Hard to like, impossible to discount. Neil LaBute delivers another of his exquisitely sordid insights into the damaged terrain of the privileged bourgeoisie with his new melodrama, In a Forest Dark and Deep. The setting is a small house near an American university. College lecturer Betty is being helped by her trailer-trash brother Bobby to clear out the detritus left by a departing tenant. LaBute’s storyline adheres very strictly to the timetable laid down by screenplay seminars: every 20 minutes a new revelation flips the plot entirely on its head. This tick-tock regularity gives the play an unwelcome air of artifice.
First we learn that Betty is more a sugar mummy than a landlady to her absent tenant. Then we discover that her marriage is in ruins and her cheating husband has no idea about her love cranny in the woods. The remaining revelations concern her departed lover, and the final twist is entirely predictable because by that stage the play has touched the bottom rung of depravity and has nowhere else to go.
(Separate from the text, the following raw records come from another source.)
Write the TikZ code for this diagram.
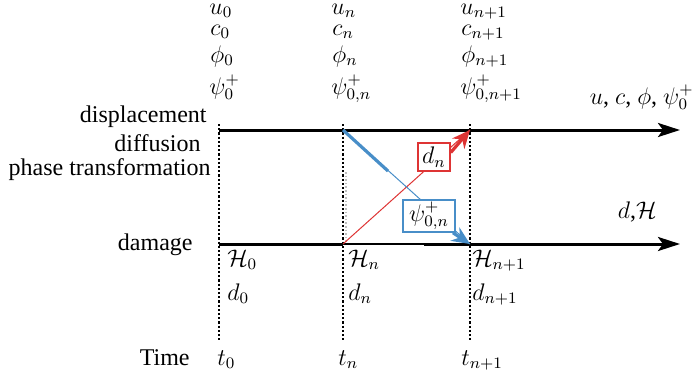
\documentclass[tikz,border=0pt]{standalone}
\usepackage{fontspec}
\setmainfont{Liberation Serif}
\usetikzlibrary{arrows.meta, positioning}
\definecolor{redline}{RGB}{222,52,52}
\definecolor{blueline}{RGB}{72,142,200}

\begin{document}
\begin{tikzpicture}[
  x=0.5pt, y=-0.5pt,
  font=\fontsize{12}{13.5}\selectfont,
  axis/.style={line width=1.5pt, -{Stealth[length=11pt, width=7pt, inset=2.5pt]}},
  timeline/.style={line width=1.1pt, densely dotted},
  var/.style={anchor=base west, inner sep=0pt},
  lbl/.style={anchor=east, inner sep=0pt},
  redbox/.style={draw=redline, line width=1pt, fill=white, inner sep=2pt, minimum width=15pt, minimum height=14pt},
  bluebox/.style={draw=blueline, line width=0.8pt, fill=white, inner sep=1pt, minimum width=26pt, minimum height=12.5pt},
  redarrow/.style={draw=redline, line width=1.6pt, -{Stealth[length=9pt, width=8pt, inset=3pt]}},
  bluearrow/.style={draw=blueline, line width=1.6pt, -{Stealth[length=9pt, width=8pt, inset=3pt]}}
]
\useasboundingbox (0,0) rectangle (692,381);

% Points des axes
\coordinate (a0) at (219,130);
\coordinate (an) at (343,130);
\coordinate (an1) at (470,130);
\coordinate (b0) at (219,244);
\coordinate (bn) at (343,244);
\coordinate (bn1) at (470,244);
\coordinate (bm) at (424,244);
\coordinate (aend) at (680,130);
\coordinate (bend) at (680,244);

% Lignes de temps
\foreach \x [count=\i] in {219,343,470} {
  \coordinate (top\i) at (\x,124);
  \coordinate (bot\i) at (\x,340);
  \draw[timeline] (top\i) -- (bot\i);
}
\coordinate (gtop) at (346,172);
\draw[gray!50, line width=0.8pt, densely dotted] (gtop) -- (gtop |- bn);

% Axes
\draw[axis] (a0) -- (aend);
\draw[line width=1.5pt] (b0) -- (bn);
\draw[line width=0.6pt] (bn) -- (bm);
\draw[axis] (bm) -- (bend);

% Variables
\foreach \x/\s/\p [count=\i] in {209/0/0, 331/n/{0,n}, 460/{n+1}/{0,n+1}} {
  \node[var] (u\i) at (\x,14) {$u_{\s}$};
  \node[var] (c\i) at (\x+1,35) {$c_{\s}$};
  \node[var] (phi\i) at (\x+1,62) {$\phi_{\s}$};
  \node[var] (psi\i) at (\x,94) {$\psi^+_{\p}$};
}
\foreach \x/\s [count=\i] in {227/0, 348/n, 472/{n+1}} {
  \node[var] (h\i) at (\x,266) {$\mathcal{H}_{\s}$};
  \node[var] (d\i) at (\x,300) {$d_{\s}$};
}
\foreach \x/\s [count=\i] in {217/0, 338/n, 461/{n+1}}
  \node[var] (t\i) at (\x,365) {$t_{\s}$};

% Etiquettes
\node[lbl] (disp) at (207,117) {displacement};
\node[lbl] (diff) at (201,143) {diffusion};
\node[lbl] (phase) at (211,170) {phase transformation};
\node[lbl] (dam) at (193,245) {damage};
\node[lbl, anchor=base east] (tlbl) at (190,365) {Time};
\node[lbl] (fields) at (694,97) {$u$, $c$, $\phi$, $\psi^+_0$};
\node[lbl] (dfield) at (657,212) {$d$,$\mathcal{H}$};

% Couplage
\coordinate (bk) at (388,171);
\draw[redline, line width=0.5pt] (bn) -- (an1);
\draw[blueline, line width=0.5pt] (an) -- (bn1);
\draw[blueline, line width=1.6pt] (an) -- (bk);
\node[redbox] (dn) at (434,157) {$d_n$};
\node[bluebox] (psin) at (429,216) {$\psi^+_{0,n}$};
\draw[redarrow] (dn.15) -- (an1);
\draw[bluearrow] (psin.-35) -- (bn1);

\end{tikzpicture}
\end{document}
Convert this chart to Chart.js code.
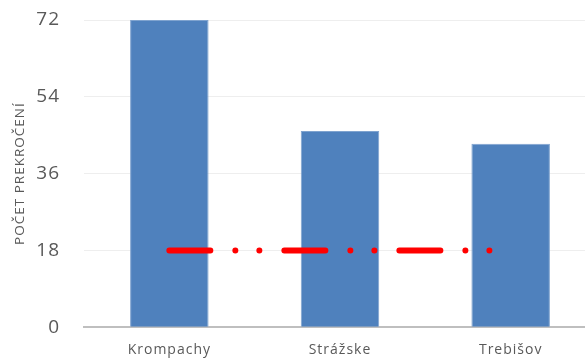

As always, LaBute’s characters fall into two classes of creative accomplishment. His men are effortless, his women look like an acquired skill. Bobby is a straight-A dropout, all clenched athleticism and embittered eloquence, who prowls the stage delivering savage homilies on the woes of Africa, the messianic delusions of Bono and the prissy affectations of academics. Betty is a more monochrome figure, a beautiful well-read prig whose campus refinement conceals a dark hinterland of lust, jealousy and worse. Her serial lying and her nymphomania feel a tad fortuitous, not so much a function of her personality as a pretext for the author to fashion a first-rate thriller from modest materials.
Olivia Williams makes a stylishly sexy Betty while Matthew Fox brings a sense of death-row menace and candour to Bobby.